Total deducted: ₹1,880 Net pay (take-home): ₹33,120

But the employer also pays its own EPF share (~₹1,680) plus EDLI and admin charges — so Priya’s CTC is roughly ₹37,000/month, well above her take-home.

Why is Priya’s TDS zero? Because of a major change in Budget 2025. Under the default new tax regime for FY 2025-26, a salaried person gets a ₹75,000 standard deduction, and the Section 87A rebate makes tax nil up to ₹12,00,000 of taxable income. [Union Budget 2025-26 — New-Regime Slabs & Rebate] In practice, a salaried employee pays no income tax on gross salary up to about ₹12.75 lakh. Above that, tax applies on a slab basis: nil up to ₹4 lakh, then 5% / 10% / 15% / 20% / 25% / 30% as income rises past ₹8L, ₹12L, ₹16L, ₹20L and ₹24L. [Salaried Individuals for AY 2026-27]

Professional Tax depends on the state

Professional Tax (PT) is a state tax under Article 276 of the Constitution, capped at ₹2,500 per person per year. Some states charge it (Maharashtra, Karnataka, West Bengal, Tamil Nadu and others); some don’t at all (Delhi, Haryana, Uttar Pradesh, Uttarakhand, Rajasthan). [Professional Tax — Rates & Applicability] A multi-state employer must deduct PT based on the employee’s state of work, not the company’s head office.

Common misconception

Take-home pay is what the employee costs the company.

What's actually true

Take-home is what the employee receives after deductions. The employer actually spends more than gross — it pays gross plus its own EPF (12%, of which 8.33% goes to EPS), EDLI (0.5%) and PF admin charges (0.5%), plus its 3.25% ESI share for covered staff. That total is the CTC, and it can run 12–15% above gross once employer contributions are counted.

Experiment with the calculator below. Change the salary, Basic %, or Professional Tax and watch how take-home, EPF, TDS and the employer’s CTC respond.

Adjust the monthly salary and Basic % to see how each statutory deduction shapes take-home pay.

Check your understanding

An employee's gross salary is ₹40,000. After ₹3,000 of deductions, what is her net pay?
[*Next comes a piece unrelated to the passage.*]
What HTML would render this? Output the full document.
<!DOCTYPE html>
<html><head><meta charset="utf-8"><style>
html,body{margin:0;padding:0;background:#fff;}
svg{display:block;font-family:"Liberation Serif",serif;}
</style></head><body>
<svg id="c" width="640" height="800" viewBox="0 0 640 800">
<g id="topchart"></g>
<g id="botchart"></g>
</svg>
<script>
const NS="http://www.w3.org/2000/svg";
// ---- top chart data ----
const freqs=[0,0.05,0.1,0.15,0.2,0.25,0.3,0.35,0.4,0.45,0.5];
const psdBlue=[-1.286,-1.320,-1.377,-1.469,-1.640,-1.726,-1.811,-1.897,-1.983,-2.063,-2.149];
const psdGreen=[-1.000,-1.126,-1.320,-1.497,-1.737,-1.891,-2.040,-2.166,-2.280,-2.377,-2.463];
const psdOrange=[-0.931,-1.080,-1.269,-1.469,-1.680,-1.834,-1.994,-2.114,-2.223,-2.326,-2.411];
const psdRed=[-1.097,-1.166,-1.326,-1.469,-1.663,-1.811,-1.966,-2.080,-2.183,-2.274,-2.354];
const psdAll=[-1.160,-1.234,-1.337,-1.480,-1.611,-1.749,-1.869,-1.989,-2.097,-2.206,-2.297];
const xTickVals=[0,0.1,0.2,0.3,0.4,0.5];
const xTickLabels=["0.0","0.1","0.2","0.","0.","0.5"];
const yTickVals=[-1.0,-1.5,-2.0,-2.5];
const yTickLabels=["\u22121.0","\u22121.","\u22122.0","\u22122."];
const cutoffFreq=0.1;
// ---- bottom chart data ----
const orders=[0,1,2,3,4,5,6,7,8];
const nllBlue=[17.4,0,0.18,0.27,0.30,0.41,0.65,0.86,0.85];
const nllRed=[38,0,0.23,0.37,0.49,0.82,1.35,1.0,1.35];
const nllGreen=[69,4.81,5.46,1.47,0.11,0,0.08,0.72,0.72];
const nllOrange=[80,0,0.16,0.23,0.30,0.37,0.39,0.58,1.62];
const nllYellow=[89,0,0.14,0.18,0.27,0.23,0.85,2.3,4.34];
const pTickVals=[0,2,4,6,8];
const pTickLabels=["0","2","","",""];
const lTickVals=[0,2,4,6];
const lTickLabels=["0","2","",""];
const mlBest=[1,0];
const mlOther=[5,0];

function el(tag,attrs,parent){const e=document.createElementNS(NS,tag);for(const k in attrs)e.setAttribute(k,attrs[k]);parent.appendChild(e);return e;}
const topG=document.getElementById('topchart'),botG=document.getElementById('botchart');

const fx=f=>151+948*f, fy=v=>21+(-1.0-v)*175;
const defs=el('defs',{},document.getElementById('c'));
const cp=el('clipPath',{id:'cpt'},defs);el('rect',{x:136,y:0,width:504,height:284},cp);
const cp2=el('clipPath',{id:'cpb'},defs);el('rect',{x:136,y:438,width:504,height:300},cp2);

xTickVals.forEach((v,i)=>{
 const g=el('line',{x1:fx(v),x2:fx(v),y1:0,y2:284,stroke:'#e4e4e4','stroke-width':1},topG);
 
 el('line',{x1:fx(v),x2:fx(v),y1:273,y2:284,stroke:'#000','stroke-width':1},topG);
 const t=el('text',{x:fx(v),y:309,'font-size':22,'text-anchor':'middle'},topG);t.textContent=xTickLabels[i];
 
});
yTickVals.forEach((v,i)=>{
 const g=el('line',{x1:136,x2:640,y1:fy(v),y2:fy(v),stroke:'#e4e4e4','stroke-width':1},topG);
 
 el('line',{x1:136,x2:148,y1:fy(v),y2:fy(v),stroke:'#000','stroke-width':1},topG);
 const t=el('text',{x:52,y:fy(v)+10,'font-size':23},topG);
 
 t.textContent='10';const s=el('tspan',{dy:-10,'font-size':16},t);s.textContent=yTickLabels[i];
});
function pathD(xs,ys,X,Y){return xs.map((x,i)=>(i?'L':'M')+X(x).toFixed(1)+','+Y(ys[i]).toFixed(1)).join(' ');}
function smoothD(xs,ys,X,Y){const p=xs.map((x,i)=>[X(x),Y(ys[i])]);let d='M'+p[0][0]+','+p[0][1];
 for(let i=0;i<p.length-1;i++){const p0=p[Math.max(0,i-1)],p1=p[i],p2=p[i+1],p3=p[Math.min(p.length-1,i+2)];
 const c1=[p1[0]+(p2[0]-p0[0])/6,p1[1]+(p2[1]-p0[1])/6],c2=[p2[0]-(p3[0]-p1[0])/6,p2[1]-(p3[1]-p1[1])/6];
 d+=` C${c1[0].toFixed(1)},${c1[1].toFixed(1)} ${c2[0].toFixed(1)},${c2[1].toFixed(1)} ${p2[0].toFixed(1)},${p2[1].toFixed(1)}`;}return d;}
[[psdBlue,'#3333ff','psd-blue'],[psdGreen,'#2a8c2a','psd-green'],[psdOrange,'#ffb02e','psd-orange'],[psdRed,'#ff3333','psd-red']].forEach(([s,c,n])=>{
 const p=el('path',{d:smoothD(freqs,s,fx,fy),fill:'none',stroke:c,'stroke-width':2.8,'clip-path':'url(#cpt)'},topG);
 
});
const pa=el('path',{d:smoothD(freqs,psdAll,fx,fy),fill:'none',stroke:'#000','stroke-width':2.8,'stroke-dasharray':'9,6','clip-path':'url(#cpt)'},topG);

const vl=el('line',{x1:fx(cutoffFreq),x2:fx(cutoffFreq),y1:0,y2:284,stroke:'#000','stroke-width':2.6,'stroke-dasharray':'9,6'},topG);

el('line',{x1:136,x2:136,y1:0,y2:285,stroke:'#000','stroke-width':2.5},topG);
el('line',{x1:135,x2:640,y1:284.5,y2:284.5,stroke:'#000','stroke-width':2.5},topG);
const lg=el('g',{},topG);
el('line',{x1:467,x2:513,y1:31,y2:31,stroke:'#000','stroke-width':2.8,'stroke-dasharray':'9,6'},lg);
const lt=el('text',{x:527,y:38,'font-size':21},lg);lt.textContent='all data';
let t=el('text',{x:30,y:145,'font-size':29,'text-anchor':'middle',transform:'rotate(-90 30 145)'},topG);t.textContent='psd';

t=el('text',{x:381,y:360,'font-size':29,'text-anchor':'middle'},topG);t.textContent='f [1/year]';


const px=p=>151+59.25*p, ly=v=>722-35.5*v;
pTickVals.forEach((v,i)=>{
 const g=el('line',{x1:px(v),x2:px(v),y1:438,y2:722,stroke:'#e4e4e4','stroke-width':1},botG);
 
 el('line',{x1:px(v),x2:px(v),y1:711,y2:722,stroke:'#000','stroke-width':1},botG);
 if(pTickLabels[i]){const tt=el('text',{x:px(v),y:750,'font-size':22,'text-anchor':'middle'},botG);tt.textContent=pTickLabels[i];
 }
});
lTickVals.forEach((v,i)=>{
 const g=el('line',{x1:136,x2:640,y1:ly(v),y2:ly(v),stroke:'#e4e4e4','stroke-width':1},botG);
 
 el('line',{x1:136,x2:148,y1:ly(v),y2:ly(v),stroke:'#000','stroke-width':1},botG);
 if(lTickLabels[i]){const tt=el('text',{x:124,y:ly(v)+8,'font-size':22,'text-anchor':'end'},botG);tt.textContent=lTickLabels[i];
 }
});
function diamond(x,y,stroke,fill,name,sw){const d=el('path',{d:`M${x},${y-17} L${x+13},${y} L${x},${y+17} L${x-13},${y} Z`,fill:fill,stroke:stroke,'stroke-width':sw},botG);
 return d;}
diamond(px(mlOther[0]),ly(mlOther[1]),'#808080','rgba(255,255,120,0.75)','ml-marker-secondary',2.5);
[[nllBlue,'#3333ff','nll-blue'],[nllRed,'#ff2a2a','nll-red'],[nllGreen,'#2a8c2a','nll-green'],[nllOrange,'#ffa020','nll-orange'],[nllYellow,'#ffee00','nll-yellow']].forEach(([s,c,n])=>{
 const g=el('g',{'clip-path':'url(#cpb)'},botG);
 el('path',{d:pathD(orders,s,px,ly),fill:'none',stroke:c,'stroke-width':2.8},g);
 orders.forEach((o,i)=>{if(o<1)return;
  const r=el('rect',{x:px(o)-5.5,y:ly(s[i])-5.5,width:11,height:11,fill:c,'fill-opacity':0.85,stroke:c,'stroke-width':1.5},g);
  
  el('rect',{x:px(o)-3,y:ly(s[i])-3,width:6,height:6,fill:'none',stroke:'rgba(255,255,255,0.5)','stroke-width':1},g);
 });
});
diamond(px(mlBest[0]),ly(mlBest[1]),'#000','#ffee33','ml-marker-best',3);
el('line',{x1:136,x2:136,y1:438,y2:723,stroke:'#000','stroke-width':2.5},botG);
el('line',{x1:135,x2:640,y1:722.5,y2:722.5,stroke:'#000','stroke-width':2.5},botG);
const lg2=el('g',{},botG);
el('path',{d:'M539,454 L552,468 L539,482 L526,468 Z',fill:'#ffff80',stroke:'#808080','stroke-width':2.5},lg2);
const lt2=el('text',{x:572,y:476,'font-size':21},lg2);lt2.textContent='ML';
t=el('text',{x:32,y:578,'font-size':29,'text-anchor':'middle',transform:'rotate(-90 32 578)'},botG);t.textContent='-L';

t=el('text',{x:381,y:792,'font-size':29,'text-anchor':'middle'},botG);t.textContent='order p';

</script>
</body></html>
Common Compliance Pitfalls in Payroll

Knowing the rules is one thing. HR trainees also need to know the mistakes organisations repeatedly make — so they can spot and prevent them.

  1. Mistake 1

    Missing the EPF / ESI deposit deadline (15th)

    EPF (via the ECR) and ESI contributions for a month must be deposited by the 15th of the next month. Late EPF payment attracts interest (12% p.a.) plus damages — automatically. This is the most common monthly slip.

  2. Mistake 2

    Depositing TDS late (7th)

    TDS deducted from salary must reach the government by the 7th of the next month (March's TDS by 30 April). Late deposit attracts interest, and late filing of Form 24Q attracts ₹200/day under Section 234E.

  3. Mistake 3

    Misclassifying employees as 'consultants' or contractors

    Labelling a regular, supervised employee as a consultant to avoid EPF, ESI and gratuity is unlawful if the substance is employment. Authorities look at control and continuity, not the contract's title.

  4. Mistake 4

    Not paying overtime at twice the rate

    Some managers pay overtime at the normal hourly rate. The Code on Wages requires at least 2× the normal rate for overtime — single rate is a violation.

  5. Mistake 5

    Applying the wrong Professional Tax (or none)
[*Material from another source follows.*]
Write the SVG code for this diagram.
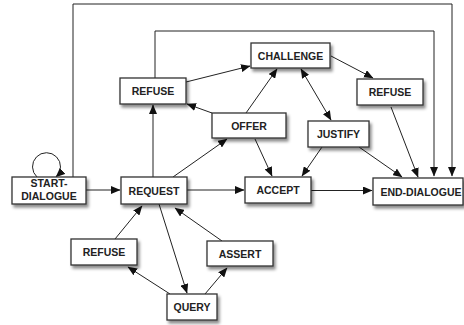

    PT slabs differ by state and some states have none. Using head-office rules for an employee working in another state — or forgetting PT entirely — creates a state-tax default.

  6. Mistake 6

    Poor record-keeping

    Wage registers, attendance, PF/ESI challans and Form 16s must be maintained and retained. 'We lost those files' is not a defence in an inspection or an employee dispute.

When in Doubt, Ask the Expert

This lesson gives you foundational knowledge, not legal or tax advice. Labour law and tax rules change — and the Labour Code rules are still being finalised through 2026. When a real situation arises — a termination, a PF dispute, a maternity claim, a tax query — always escalate to your HR manager, a labour-law advisor, or a qualified chartered accountant before acting.

Check your understanding

Why is labelling a regular, supervised employee a 'consultant' a compliance risk?


End-of-Lesson QuizQ 1 / 5

What is the EPF contribution rate for an employee (on Basic + DA)?



Your Ownable Artifact

Without looking at your notes, work the following out on paper:

  1. A payroll-cycle diagram with all 6 phases labelled in order.
  2. A “gross to net” breakdown for an employee on ₹40,000/month with Basic at 40%: show EPF (12% of Basic), Professional Tax (₹200), TDS (think about whether the new-regime rebate makes it nil), and the final net pay.
  3. A 2×2 grid mapping each scheme — Code on Wages, EPF, ESI, Maternity Benefit — to the single situation it protects.

If you can produce all three without help, you’ve internalised the core. If you get stuck, that’s the valuable signal — it tells you exactly where to re-read.